Cosa significa rinnegare se stesso? Passare per un rinnegato. A quei valori della società: Dio, Patria e Famiglia, a cui Gesù chiede di rinunciare e mettere al posto di Dio il Padre, al posto della Patria il Regno di Dio e al posto della famiglia la comunità, e quindi passare e quindi passare per un rinnegato da parte della società. 
“Prenda la sua croce”. Qui l’evangelista adopera il verbo “sollevare”. Era il momento in cui il condannato doveva sollevare da terra il patibolo, cioè l’asse orizzontale della croce, caricarselo sulle spalle, e poi, condotto da boia fuori della città dove c’era l’asse verticale, quello sempre conficcato, e lì essere crocifisso, con questa tortura terribile.
Gesù non si rifà alla morte della croce, ma al momento tremendo del massimo disprezzo, della massima solitudine, perché era un dovere per i parenti, per gli amici, insultare e malmenare il condannato a questa tortura terribile. Allora Gesù dice: “Se volete venirmi dietro rinunciate ad ogni forma di ambizione e di successo, accettate di perdere completamente la reputazione, di essere completamente soli”.
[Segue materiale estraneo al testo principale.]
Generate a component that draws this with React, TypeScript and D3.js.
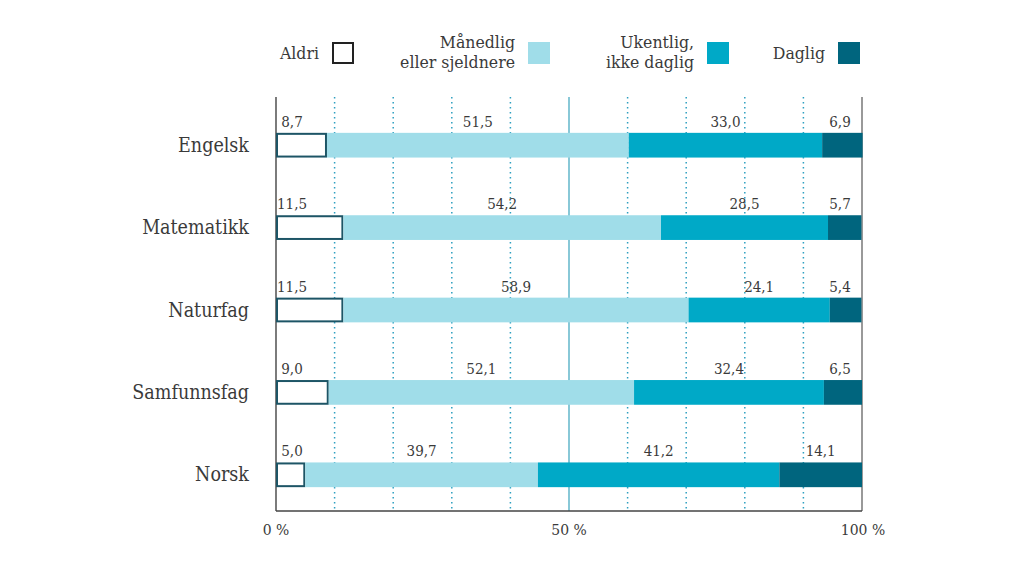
import React from "react";
import * as d3 from "d3";

const categories = ["Engelsk", "Matematikk", "Naturfag", "Samfunnsfag", "Norsk"];
const seriesNames = ["Aldri", "Månedlig eller sjeldnere", "Ukentlig, ikke daglig", "Daglig"];
const aldri = [8.7, 11.5, 11.5, 9.0, 5.0];
const maanedlig = [51.5, 54.2, 58.9, 52.1, 39.7];
const ukentlig = [33.0, 28.5, 24.1, 32.4, 41.2];
const daglig = [6.9, 5.7, 5.4, 6.5, 14.1];
const tickValues = [0, 50, 100];
const gridValues = [10, 20, 30, 40, 60, 70, 80, 90];

const colors = ["#ffffff", "#a0dde9", "#00a9c7", "#00657e"];
const FONT = "'DejaVu Serif Condensed', 'DejaVu Serif', serif";
const TEXT = "#3a3a3a";

export default function App() {
  const W = 1024, H = 563;
  const x = d3.scaleLinear().domain([0, 100]).range([276, 862]);
  const y = d3.scaleBand().domain(categories).range([104, 516]).paddingInner(0.7).paddingOuter(0.35);
  const series = [aldri, maanedlig, ukentlig, daglig];
  const top = 97, bottom = 511;
  const fmt = (v: number) => v.toFixed(1).replace(".", ",");

  const legend = [
    { lines: ["Aldri"], box: 332 },
    { lines: ["Månedlig", "eller sjeldnere"], box: 528 },
    { lines: ["Ukentlig,", "ikke daglig"], box: 707 },
    { lines: ["Daglig"], box: 838 },
  ];

  return (
    <svg width={W} height={H} style={{ position: "absolute", left: 0, top: 0 }} fontFamily={FONT}>
      <rect width={W} height={H} fill="#fff" />
      {/* legend */}
      {legend.map((l, i) => (
        <g key={i}>
          {l.lines.map((t, j) => (
            <text key={j} x={l.box - 13} y={l.lines.length === 1 ? 59 : 48 + j * 20} textAnchor="end"
              fontSize={17.5} fill={TEXT}>{t}</text>
          ))}
          <rect x={l.box + (i === 0 ? 1 : 0)} y={42 + (i === 0 ? 1 : 0)} width={i === 0 ? 20 : 22} height={i === 0 ? 20 : 22}
            fill={colors[i]} stroke={i === 0 ? "#222" : "none"} strokeWidth={2} />
        </g>
      ))}
      {/* grid */}
      {gridValues.map((g) => (
        <line key={g} x1={x(g)} x2={x(g)} y1={top} y2={bottom} stroke="#2d9fc0" strokeWidth={1.5} strokeDasharray="1.5,3.5" />
      ))}
      <line x1={x(50)} x2={x(50)} y1={top} y2={bottom} stroke="#3aa3bd" strokeWidth={1.2} />
      <line x1={x(100)} x2={x(100)} y1={top} y2={bottom} stroke="#555" strokeWidth={1.2} />
      <line x1={x(0)} x2={x(0)} y1={top} y2={bottom} stroke="#444" strokeWidth={1.4} />
      <line x1={x(0)} x2={x(100)} y1={bottom} y2={bottom} stroke="#444" strokeWidth={1.4} />
      {/* bars */}
      {categories.map((c, ci) => {
        let cum = 0;
        const y0 = y(c)!;
        const bh = y.bandwidth();
        return (
          <g key={c}>
            <text x={249} y={y0 + bh / 2 + 6.5} textAnchor="end" fontSize={19.5} fill={TEXT}>{c}</text>
            {series.map((s, si) => {
              const v = s[ci];
              const x0 = x(cum);
              const x1 = x(Math.min(cum + v, 100.2));
              cum += v;
              let cx = (x0 + x1) / 2;
              if (si === 0) cx = x0 + 16;
              if (si === 3) cx = Math.min(cx, 840);
              return (
                <g key={si}>
                  {si === 0 ? (
                    <rect x={x0 + 1} y={y0 + 1} width={x1 - x0 - 2} height={bh - 2} fill="#fff" stroke="#1d5566" strokeWidth={2} />
                  ) : (
                    <rect x={x0} y={y0} width={x1 - x0} height={bh} fill={colors[si]} />
                  )}
                  <text x={cx} y={y0 - 6} textAnchor="middle" fontSize={15} fill={TEXT}>{fmt(v)}</text>
                </g>
              );
            })}
          </g>
        );
      })}
      {/* x ticks */}
      {tickValues.map((t) => (
        <text key={t} x={x(t) + (t === 100 ? 1 : 0)} y={535} textAnchor="middle" fontSize={15.5} fill={TEXT}>{t} %</text>
      ))}
    </svg>
  );
}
“Ogni giorno”, quindi accettare quotidianamente questo rifiuto da parte della società, specialmente da parte dell’istituzione religiosa che si vede minacciata da queste persone che raggiungono, grazie alla sequela di Gesù, la condizione divina.
“E mi segua”. Quindi è la condizione che Gesù mette. Va sottolineato che la croce nei vangeli mai fa riferimento ai dolori, alle malattie, alle sofferenze che si incontrano nella vita. Dio non manda le croci, ma la croce viene presa dall’uomo come scelta libera per seguire Gesù. E per seguire Gesù bisogna essere pienamente liberi.
E chi tiene alla propria reputazione, chi tiene al proprio nome, chi tiene alla carriera, non è una persona libera e non può seguire Gesù. E Gesù conclude: “Chi vuole salvare la propria vita, la perderà, ma chi perderà la propria vita per causa mia, la salverà”. Quindi Gesù conclude affermando che chi vive per se stesso distrugge la propria esistenza, chi vive per gli altri è quello che la realizza in pienezza.